Alex Huffman

The research of the Huffman lab focuses on analytical and atmospheric chemistry, especially focusing on multidisciplinary aspects of aerosol science, with emphasis on the development and application of new scientific approaches to addressing environmental and human health challenges. Most of this work involves atmospheric aerosols (small particles suspended in the air) from both field and lab perspectives. Atmospheric aerosols can either be natural or anthropogenic (human-caused) in source and can: severely reduce sky visibility, influence the Earth's radiative balance (climate forcing) directly or through affecting cloud formation, damage ecosystems via deposition of toxic chemical species, and affect human health through respiratory, cardiovascular, and allergenic diseases.

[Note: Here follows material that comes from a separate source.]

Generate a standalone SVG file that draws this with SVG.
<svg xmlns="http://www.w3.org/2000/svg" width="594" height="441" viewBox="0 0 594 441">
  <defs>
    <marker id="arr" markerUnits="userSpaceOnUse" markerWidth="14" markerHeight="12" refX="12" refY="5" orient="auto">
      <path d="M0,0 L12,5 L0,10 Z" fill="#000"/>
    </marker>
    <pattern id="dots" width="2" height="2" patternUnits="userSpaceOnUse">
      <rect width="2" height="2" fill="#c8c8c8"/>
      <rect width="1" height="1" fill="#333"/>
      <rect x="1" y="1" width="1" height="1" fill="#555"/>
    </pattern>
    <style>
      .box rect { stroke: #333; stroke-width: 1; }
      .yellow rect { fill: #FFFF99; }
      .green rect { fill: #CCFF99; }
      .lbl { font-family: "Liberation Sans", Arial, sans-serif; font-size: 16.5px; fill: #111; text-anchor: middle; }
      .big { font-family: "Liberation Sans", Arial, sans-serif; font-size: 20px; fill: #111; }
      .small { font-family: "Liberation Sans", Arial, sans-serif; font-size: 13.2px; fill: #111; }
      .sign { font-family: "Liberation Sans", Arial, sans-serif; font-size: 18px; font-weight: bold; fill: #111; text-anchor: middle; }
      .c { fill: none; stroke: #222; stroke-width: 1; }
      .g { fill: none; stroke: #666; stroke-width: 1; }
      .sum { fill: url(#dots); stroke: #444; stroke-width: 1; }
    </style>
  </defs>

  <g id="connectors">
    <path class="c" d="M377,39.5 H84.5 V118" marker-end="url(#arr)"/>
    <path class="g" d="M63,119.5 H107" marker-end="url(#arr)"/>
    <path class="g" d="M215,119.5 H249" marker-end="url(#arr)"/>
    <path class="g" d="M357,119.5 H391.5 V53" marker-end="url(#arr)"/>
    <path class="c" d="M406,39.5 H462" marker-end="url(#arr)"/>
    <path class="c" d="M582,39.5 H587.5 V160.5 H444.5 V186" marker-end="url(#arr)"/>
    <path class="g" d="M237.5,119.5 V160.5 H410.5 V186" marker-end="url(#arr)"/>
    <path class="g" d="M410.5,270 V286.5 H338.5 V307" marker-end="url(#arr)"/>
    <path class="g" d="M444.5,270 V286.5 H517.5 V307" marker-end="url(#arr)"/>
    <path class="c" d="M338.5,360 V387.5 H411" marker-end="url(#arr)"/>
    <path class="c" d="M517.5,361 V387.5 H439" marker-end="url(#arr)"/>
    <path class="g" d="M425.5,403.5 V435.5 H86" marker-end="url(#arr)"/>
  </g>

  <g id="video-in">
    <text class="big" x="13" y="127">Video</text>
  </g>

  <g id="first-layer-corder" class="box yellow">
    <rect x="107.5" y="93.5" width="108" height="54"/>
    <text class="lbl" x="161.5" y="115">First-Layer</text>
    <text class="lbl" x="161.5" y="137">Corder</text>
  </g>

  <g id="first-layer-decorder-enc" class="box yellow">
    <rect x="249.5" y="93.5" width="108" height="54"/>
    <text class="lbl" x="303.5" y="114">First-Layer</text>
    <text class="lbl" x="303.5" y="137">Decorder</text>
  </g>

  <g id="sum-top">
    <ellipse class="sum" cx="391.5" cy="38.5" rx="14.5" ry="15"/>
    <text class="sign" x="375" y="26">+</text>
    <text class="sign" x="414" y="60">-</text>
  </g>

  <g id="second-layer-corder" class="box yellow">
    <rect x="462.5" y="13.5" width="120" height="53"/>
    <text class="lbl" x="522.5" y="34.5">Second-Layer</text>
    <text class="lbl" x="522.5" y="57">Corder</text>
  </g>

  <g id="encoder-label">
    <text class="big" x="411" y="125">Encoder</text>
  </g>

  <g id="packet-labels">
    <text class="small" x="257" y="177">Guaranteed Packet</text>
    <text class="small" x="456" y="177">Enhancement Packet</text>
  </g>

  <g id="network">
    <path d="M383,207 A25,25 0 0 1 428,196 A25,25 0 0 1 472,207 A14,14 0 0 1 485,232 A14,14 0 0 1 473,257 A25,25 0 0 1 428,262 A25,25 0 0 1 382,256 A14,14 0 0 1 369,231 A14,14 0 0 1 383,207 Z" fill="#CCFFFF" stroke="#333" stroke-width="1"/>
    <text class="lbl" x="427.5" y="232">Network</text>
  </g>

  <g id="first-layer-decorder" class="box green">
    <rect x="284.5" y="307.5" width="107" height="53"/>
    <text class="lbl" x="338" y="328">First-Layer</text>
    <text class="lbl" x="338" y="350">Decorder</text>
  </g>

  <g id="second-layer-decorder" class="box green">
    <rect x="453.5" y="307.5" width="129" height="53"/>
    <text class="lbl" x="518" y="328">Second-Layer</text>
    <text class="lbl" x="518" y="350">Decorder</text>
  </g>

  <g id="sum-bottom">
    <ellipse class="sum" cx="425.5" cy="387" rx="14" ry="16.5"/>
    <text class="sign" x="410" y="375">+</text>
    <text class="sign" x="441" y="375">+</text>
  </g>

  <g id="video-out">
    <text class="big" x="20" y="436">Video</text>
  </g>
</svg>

In particular, respiratory aerosols within the context of the built environment can have dramatic impacts on human health, as we have all seen during the COVID-19 pandemic.

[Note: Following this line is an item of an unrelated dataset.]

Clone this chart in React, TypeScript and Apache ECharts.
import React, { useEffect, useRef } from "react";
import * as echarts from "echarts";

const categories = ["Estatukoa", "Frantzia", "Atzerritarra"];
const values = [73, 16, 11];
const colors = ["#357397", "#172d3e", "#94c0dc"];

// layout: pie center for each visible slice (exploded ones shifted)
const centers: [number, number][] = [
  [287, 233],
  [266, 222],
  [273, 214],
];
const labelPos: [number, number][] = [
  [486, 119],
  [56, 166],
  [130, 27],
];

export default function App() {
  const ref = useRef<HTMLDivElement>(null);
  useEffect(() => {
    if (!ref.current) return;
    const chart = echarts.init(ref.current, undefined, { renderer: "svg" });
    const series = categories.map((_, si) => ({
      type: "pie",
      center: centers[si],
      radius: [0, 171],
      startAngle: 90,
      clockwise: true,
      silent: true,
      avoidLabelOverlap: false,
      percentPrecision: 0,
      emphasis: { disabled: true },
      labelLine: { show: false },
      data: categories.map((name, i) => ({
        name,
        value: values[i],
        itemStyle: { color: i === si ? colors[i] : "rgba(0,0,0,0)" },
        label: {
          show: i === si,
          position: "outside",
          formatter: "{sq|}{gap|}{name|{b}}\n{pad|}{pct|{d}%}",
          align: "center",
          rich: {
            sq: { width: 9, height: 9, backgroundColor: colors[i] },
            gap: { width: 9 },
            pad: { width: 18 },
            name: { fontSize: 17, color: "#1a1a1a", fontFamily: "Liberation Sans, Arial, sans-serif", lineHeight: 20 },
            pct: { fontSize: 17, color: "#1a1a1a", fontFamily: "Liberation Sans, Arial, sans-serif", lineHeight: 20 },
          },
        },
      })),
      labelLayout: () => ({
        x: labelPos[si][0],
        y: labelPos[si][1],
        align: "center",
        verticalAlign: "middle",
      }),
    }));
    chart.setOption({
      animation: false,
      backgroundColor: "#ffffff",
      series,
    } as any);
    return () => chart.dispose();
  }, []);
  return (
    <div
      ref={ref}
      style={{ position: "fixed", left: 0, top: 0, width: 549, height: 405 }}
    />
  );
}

The primary research focus of the group is bioaerosols (airborne particles of direct biological origin) including pollen, fungal spores, bacteria, and viruses. The group is also involved in work on the biochemical modification of several types of proteins, both within the human body and associated with biological particulate matter. Our work involves: (1) development and improvement of advanced analytical techniques to provide better tools for the study of atmospheric aerosols, (2) characterization of particles generated in the laboratory in order to better understand physical and chemical properties that influence atmospheric effects and human health, (3) collection and analysis of field samples from around the globe to directly measure particles from the natural environment, (4) lab and field studies related to protein modification, and (5) investigation of processes related to the transmission and prevention of diseases spread through respiratory aerosols. Recent or current projects included the development, characterization, and deployment of inexpensive instrumentation for the detection of pollen and fungal spores using single-particle fluorescence spectroscopy, and, separately, for the detection of cloud condensation nuclei. During the COVID-19 pandemic the group has been actively engaged with efforts to model risk from virus-containing respiratory aerosols and to monitor indoor carbon dioxide levels as a proxy for airborne risk. Several on-going projects look into the processes by which proteins are nitrated and the associated health effects they pose. Through all projects the Huffman group takes a quantitative analytical approach to technique development and problem-solving.